## Exercise:
Retype each line of the material exactly, please, skipping any picture in it.

---------- Data segment ----------

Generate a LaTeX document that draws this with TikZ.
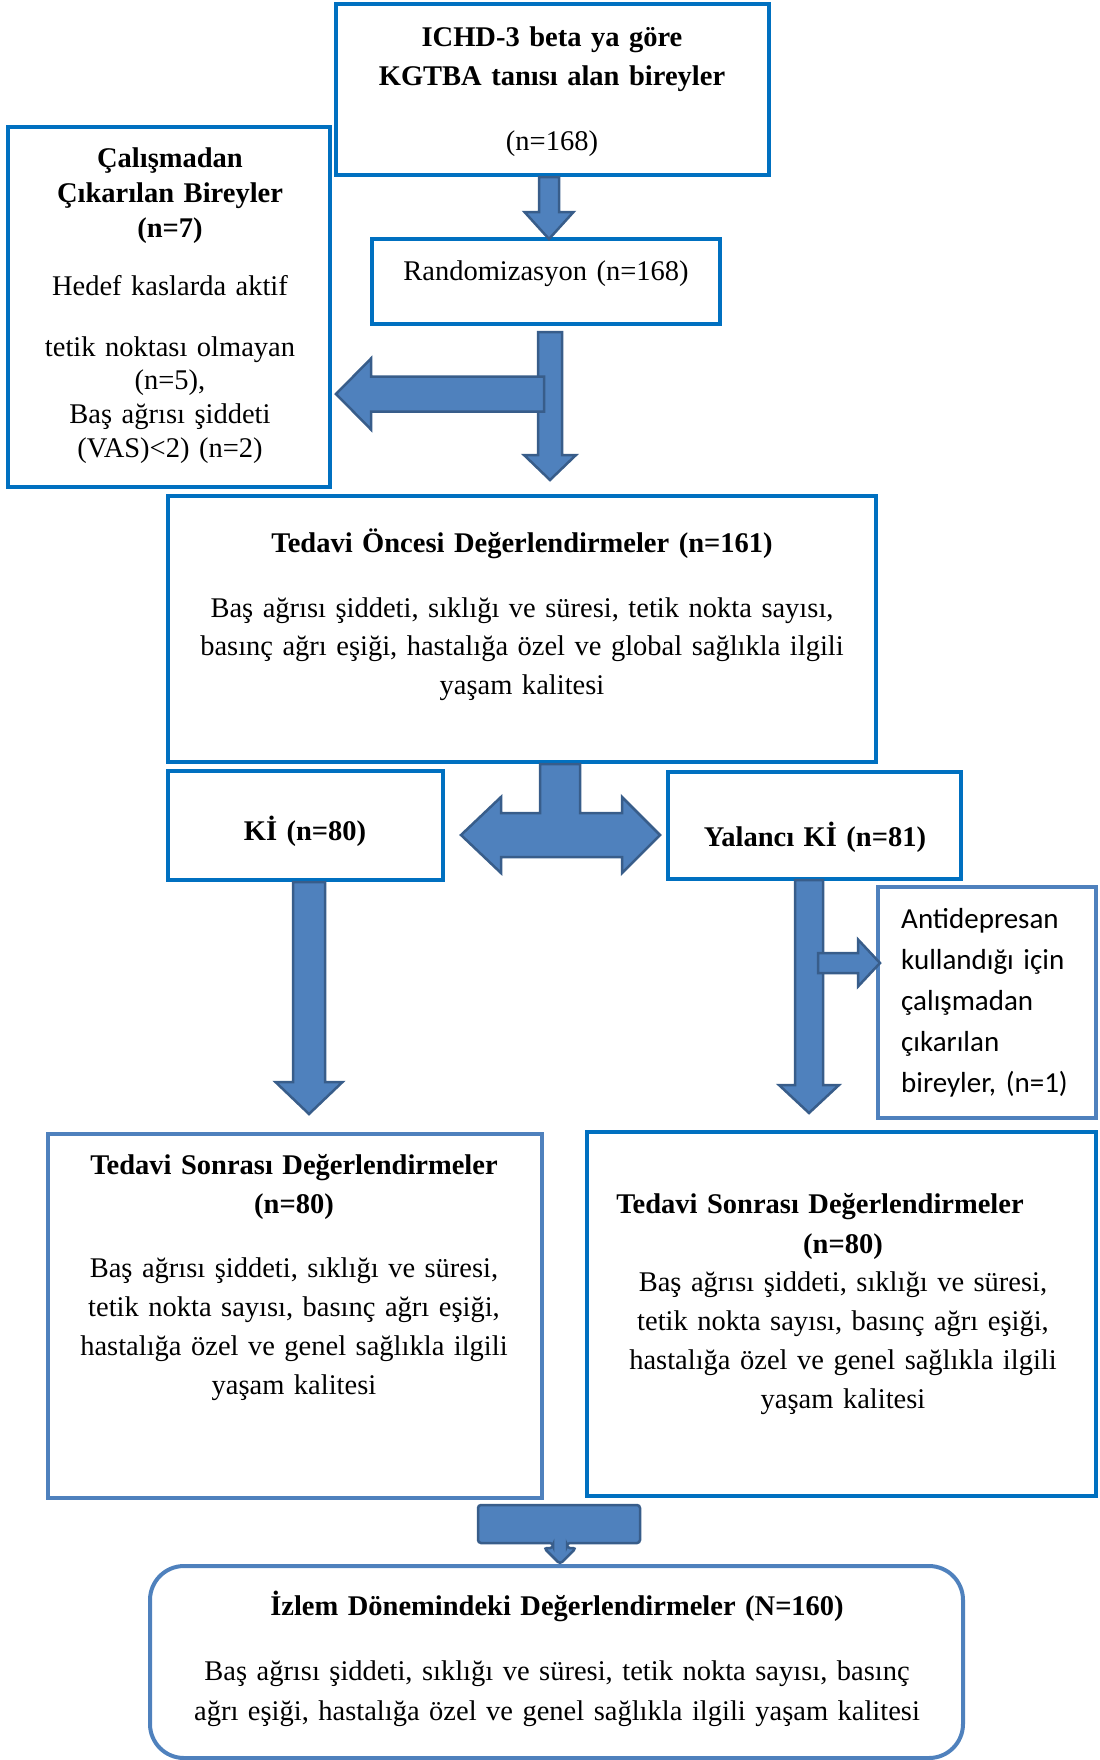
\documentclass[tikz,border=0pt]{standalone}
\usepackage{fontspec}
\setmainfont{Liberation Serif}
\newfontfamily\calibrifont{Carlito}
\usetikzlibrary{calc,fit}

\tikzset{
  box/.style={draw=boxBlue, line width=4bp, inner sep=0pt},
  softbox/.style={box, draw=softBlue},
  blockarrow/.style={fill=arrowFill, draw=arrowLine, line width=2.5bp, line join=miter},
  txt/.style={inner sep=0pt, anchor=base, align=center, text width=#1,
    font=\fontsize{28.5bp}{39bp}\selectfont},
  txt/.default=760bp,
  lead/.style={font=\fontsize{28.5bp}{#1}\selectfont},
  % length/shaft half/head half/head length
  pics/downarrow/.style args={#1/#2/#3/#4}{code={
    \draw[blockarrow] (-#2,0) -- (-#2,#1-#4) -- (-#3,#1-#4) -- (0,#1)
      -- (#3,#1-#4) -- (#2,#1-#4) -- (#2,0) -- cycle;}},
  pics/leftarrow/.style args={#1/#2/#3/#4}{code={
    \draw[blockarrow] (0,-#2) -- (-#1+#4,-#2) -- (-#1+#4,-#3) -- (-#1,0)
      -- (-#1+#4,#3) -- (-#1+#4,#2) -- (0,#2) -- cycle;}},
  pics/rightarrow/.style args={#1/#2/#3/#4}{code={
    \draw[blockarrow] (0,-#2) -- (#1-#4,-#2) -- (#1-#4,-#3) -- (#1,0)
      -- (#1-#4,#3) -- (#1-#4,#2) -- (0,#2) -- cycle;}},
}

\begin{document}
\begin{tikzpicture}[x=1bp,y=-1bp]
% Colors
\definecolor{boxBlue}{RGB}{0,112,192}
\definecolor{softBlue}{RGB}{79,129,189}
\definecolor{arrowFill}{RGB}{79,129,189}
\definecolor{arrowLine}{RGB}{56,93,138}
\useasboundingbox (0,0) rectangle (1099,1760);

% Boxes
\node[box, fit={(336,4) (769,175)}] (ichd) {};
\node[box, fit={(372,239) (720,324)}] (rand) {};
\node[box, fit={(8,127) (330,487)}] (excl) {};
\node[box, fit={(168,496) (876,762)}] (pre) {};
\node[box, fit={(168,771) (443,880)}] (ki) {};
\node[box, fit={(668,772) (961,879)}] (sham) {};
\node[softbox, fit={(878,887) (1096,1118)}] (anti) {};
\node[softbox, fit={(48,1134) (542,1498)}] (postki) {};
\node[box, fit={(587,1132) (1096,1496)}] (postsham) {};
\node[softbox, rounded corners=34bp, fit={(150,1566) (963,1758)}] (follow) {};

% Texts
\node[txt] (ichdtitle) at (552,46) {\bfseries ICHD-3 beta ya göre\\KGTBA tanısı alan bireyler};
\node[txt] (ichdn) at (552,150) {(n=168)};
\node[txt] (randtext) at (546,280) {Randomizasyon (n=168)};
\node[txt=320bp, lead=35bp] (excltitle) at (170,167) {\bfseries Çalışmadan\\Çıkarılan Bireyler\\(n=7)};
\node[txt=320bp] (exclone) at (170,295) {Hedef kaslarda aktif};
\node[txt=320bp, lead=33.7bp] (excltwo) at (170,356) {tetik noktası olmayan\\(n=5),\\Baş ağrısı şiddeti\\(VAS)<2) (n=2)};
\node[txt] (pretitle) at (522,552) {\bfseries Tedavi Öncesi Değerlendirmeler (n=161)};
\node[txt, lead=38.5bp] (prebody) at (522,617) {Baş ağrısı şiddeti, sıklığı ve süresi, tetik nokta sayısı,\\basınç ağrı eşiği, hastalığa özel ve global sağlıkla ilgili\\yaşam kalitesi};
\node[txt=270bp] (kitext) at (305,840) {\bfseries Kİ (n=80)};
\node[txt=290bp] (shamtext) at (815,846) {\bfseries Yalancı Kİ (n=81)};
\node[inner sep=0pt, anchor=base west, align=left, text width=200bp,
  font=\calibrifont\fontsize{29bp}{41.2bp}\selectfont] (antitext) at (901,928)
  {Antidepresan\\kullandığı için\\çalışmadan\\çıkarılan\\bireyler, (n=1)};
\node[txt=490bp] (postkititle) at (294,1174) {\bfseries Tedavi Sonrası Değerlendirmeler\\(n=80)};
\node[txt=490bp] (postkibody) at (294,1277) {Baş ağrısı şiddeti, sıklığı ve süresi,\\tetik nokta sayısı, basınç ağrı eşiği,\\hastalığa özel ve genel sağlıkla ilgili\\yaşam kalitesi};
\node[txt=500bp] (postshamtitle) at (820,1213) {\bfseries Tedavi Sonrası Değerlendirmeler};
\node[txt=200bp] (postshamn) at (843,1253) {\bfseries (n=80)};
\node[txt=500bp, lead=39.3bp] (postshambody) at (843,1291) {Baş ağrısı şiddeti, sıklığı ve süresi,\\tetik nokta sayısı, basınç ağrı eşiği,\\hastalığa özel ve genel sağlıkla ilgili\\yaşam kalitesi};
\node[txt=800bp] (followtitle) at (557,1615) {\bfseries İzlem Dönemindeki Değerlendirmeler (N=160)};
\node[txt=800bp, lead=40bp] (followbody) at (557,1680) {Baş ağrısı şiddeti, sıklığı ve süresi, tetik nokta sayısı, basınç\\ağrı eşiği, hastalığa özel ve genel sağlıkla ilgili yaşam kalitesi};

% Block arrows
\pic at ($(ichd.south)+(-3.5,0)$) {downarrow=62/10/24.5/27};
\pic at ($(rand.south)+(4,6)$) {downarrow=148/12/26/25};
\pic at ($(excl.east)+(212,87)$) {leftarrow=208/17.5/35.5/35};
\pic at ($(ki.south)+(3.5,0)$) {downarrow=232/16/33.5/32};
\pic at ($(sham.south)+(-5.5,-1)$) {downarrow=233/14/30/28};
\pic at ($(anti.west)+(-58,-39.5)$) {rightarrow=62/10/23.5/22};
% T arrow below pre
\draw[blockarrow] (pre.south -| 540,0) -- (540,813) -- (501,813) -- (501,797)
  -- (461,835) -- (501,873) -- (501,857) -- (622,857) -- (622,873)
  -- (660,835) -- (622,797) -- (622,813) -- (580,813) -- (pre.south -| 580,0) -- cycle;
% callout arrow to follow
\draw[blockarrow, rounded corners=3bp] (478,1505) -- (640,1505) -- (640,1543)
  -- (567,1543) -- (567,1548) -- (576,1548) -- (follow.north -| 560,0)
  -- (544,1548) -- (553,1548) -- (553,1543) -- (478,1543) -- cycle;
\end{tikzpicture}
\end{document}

----------

## Exercise output:
Generate a LaTeX document that draws this with TikZ.
\documentclass[tikz,border=0pt]{standalone}
\usepackage{fontspec}
\setmainfont{Liberation Serif}
\newfontfamily\calibrifont{Carlito}
\usetikzlibrary{calc,fit}

\tikzset{
  box/.style={draw=boxBlue, line width=4bp, inner sep=0pt},
  softbox/.style={box, draw=softBlue},
  blockarrow/.style={fill=arrowFill, draw=arrowLine, line width=2.5bp, line join=miter},
  txt/.style={inner sep=0pt, anchor=base, align=center, text width=#1,
    font=\fontsize{28.5bp}{39bp}\selectfont},
  txt/.default=760bp,
  lead/.style={font=\fontsize{28.5bp}{#1}\selectfont},
  % length/shaft half/head half/head length
  pics/downarrow/.style args={#1/#2/#3/#4}{code={
    \draw[blockarrow] (-#2,0) -- (-#2,#1-#4) -- (-#3,#1-#4) -- (0,#1)
      -- (#3,#1-#4) -- (#2,#1-#4) -- (#2,0) -- cycle;}},
  pics/leftarrow/.style args={#1/#2/#3/#4}{code={
    \draw[blockarrow] (0,-#2) -- (-#1+#4,-#2) -- (-#1+#4,-#3) -- (-#1,0)
      -- (-#1+#4,#3) -- (-#1+#4,#2) -- (0,#2) -- cycle;}},
  pics/rightarrow/.style args={#1/#2/#3/#4}{code={
    \draw[blockarrow] (0,-#2) -- (#1-#4,-#2) -- (#1-#4,-#3) -- (#1,0)
      -- (#1-#4,#3) -- (#1-#4,#2) -- (0,#2) -- cycle;}},
}

\begin{document}
\begin{tikzpicture}[x=1bp,y=-1bp]
% Colors
\definecolor{boxBlue}{RGB}{0,112,192}
\definecolor{softBlue}{RGB}{79,129,189}
\definecolor{arrowFill}{RGB}{79,129,189}
\definecolor{arrowLine}{RGB}{56,93,138}
\useasboundingbox (0,0) rectangle (1099,1760);

% Boxes
\node[box, fit={(336,4) (769,175)}] (ichd) {};
\node[box, fit={(372,239) (720,324)}] (rand) {};
\node[box, fit={(8,127) (330,487)}] (excl) {};
\node[box, fit={(168,496) (876,762)}] (pre) {};
\node[box, fit={(168,771) (443,880)}] (ki) {};
\node[box, fit={(668,772) (961,879)}] (sham) {};
\node[softbox, fit={(878,887) (1096,1118)}] (anti) {};
\node[softbox, fit={(48,1134) (542,1498)}] (postki) {};
\node[box, fit={(587,1132) (1096,1496)}] (postsham) {};
\node[softbox, rounded corners=34bp, fit={(150,1566) (963,1758)}] (follow) {};

% Texts
\node[txt] (ichdtitle) at (552,46) {\bfseries ICHD-3 beta ya göre\\KGTBA tanısı alan bireyler};
\node[txt] (ichdn) at (552,150) {(n=168)};
\node[txt] (randtext) at (546,280) {Randomizasyon (n=168)};
\node[txt=320bp, lead=35bp] (excltitle) at (170,167) {\bfseries Çalışmadan\\Çıkarılan Bireyler\\(n=7)};
\node[txt=320bp] (exclone) at (170,295) {Hedef kaslarda aktif};
\node[txt=320bp, lead=33.7bp] (excltwo) at (170,356) {tetik noktası olmayan\\(n=5),\\Baş ağrısı şiddeti\\(VAS)<2) (n=2)};
\node[txt] (pretitle) at (522,552) {\bfseries Tedavi Öncesi Değerlendirmeler (n=161)};
\node[txt, lead=38.5bp] (prebody) at (522,617) {Baş ağrısı şiddeti, sıklığı ve süresi, tetik nokta sayısı,\\basınç ağrı eşiği, hastalığa özel ve global sağlıkla ilgili\\yaşam kalitesi};
\node[txt=270bp] (kitext) at (305,840) {\bfseries Kİ (n=80)};
\node[txt=290bp] (shamtext) at (815,846) {\bfseries Yalancı Kİ (n=81)};
\node[inner sep=0pt, anchor=base west, align=left, text width=200bp,
  font=\calibrifont\fontsize{29bp}{41.2bp}\selectfont] (antitext) at (901,928)
  {Antidepresan\\kullandığı için\\çalışmadan\\çıkarılan\\bireyler, (n=1)};
\node[txt=490bp] (postkititle) at (294,1174) {\bfseries Tedavi Sonrası Değerlendirmeler\\(n=80)};
\node[txt=490bp] (postkibody) at (294,1277) {Baş ağrısı şiddeti, sıklığı ve süresi,\\tetik nokta sayısı, basınç ağrı eşiği,\\hastalığa özel ve genel sağlıkla ilgili\\yaşam kalitesi};
\node[txt=500bp] (postshamtitle) at (820,1213) {\bfseries Tedavi Sonrası Değerlendirmeler};
\node[txt=200bp] (postshamn) at (843,1253) {\bfseries (n=80)};
\node[txt=500bp, lead=39.3bp] (postshambody) at (843,1291) {Baş ağrısı şiddeti, sıklığı ve süresi,\\tetik nokta sayısı, basınç ağrı eşiği,\\hastalığa özel ve genel sağlıkla ilgili\\yaşam kalitesi};
\node[txt=800bp] (followtitle) at (557,1615) {\bfseries İzlem Dönemindeki Değerlendirmeler (N=160)};
\node[txt=800bp, lead=40bp] (followbody) at (557,1680) {Baş ağrısı şiddeti, sıklığı ve süresi, tetik nokta sayısı, basınç\\ağrı eşiği, hastalığa özel ve genel sağlıkla ilgili yaşam kalitesi};

% Block arrows
\pic at ($(ichd.south)+(-3.5,0)$) {downarrow=62/10/24.5/27};
\pic at ($(rand.south)+(4,6)$) {downarrow=148/12/26/25};
\pic at ($(excl.east)+(212,87)$) {leftarrow=208/17.5/35.5/35};
\pic at ($(ki.south)+(3.5,0)$) {downarrow=232/16/33.5/32};
\pic at ($(sham.south)+(-5.5,-1)$) {downarrow=233/14/30/28};
\pic at ($(anti.west)+(-58,-39.5)$) {rightarrow=62/10/23.5/22};
% T arrow below pre
\draw[blockarrow] (pre.south -| 540,0) -- (540,813) -- (501,813) -- (501,797)
  -- (461,835) -- (501,873) -- (501,857) -- (622,857) -- (622,873)
  -- (660,835) -- (622,797) -- (622,813) -- (580,813) -- (pre.south -| 580,0) -- cycle;
% callout arrow to follow
\draw[blockarrow, rounded corners=3bp] (478,1505) -- (640,1505) -- (640,1543)
  -- (567,1543) -- (567,1548) -- (576,1548) -- (follow.north -| 560,0)
  -- (544,1548) -- (553,1548) -- (553,1543) -- (478,1543) -- cycle;
\end{tikzpicture}
\end{document}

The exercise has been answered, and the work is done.